The mission as currently conceived has the submarine splashing down in Kraken Mare, whose watery footprint is more than 154,000 square miles and thought to be nearly 1000 feet deep, to explore over the span of 90 Earth days. As it tours the coastline for some 1100 miles in all, it will collect samples, spectral data, and imagery.

Different regions would be conducive to different lines of scientific investigation. Ligeia Mare, for example, is a large lake to the north of the upper Kraken Mare. In the same way that the Baltic Sea (on Earth) drains into the North Sea, and the Black Sea drains into the Mediterranean, so too might Ligeia drain into Kraken. This would allow scientists to determine if the compositions of the two seas are different. The sub could cruise to the channel and "sniff" the water from Ligeia to check. Once the primary mission is complete, the submarine could travel the channel connecting the northern Kraken sea (Kraken-1) to its southern body (Kraken-2). After crossing through Seldon Fretum ("the Throat of Kraken-2"), it would begin a possible second mission.

NASA Glenn Research Center

The "tour" design of the mission motivated the designation of inlets and islands in Titan's seas. "Nobody ever needed to name them," Lorenz said, "but when you start talking about, 'Oh, the inlet next to the thing that connects Kraken and Ligeia,' it gets awkward, so we came up with names."  

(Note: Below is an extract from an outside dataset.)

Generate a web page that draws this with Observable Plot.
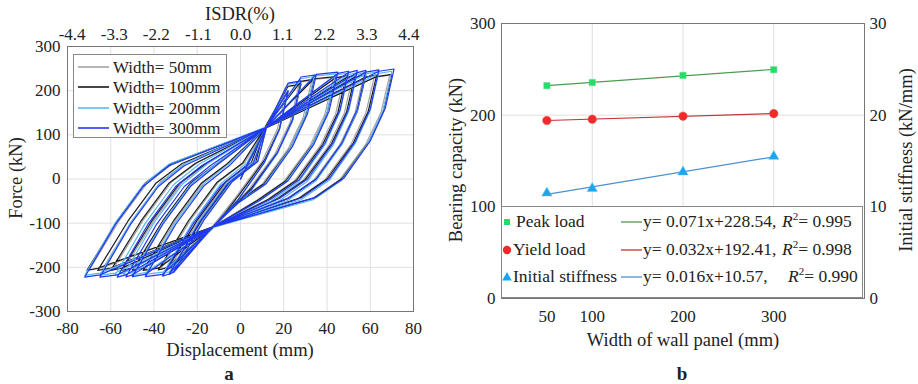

The convention established by the team has Titan's seas named after sea monsters (e.g. Kraken Mare); lakes after Earth lakes ("I can see some confusion arising from that in the future," joked Lorenz); islands after mythical islands; and channels after characters in the Foundation series by Isaac Asimov. 

This is a small thing, and yet glorious. We have to name tiny islands on Titan to make its exploration easier and shed light on the moon's liquid mysteries. As Asimov himself has been quoted, "There is a single light of science, and to brighten it anywhere is to brighten it everywhere."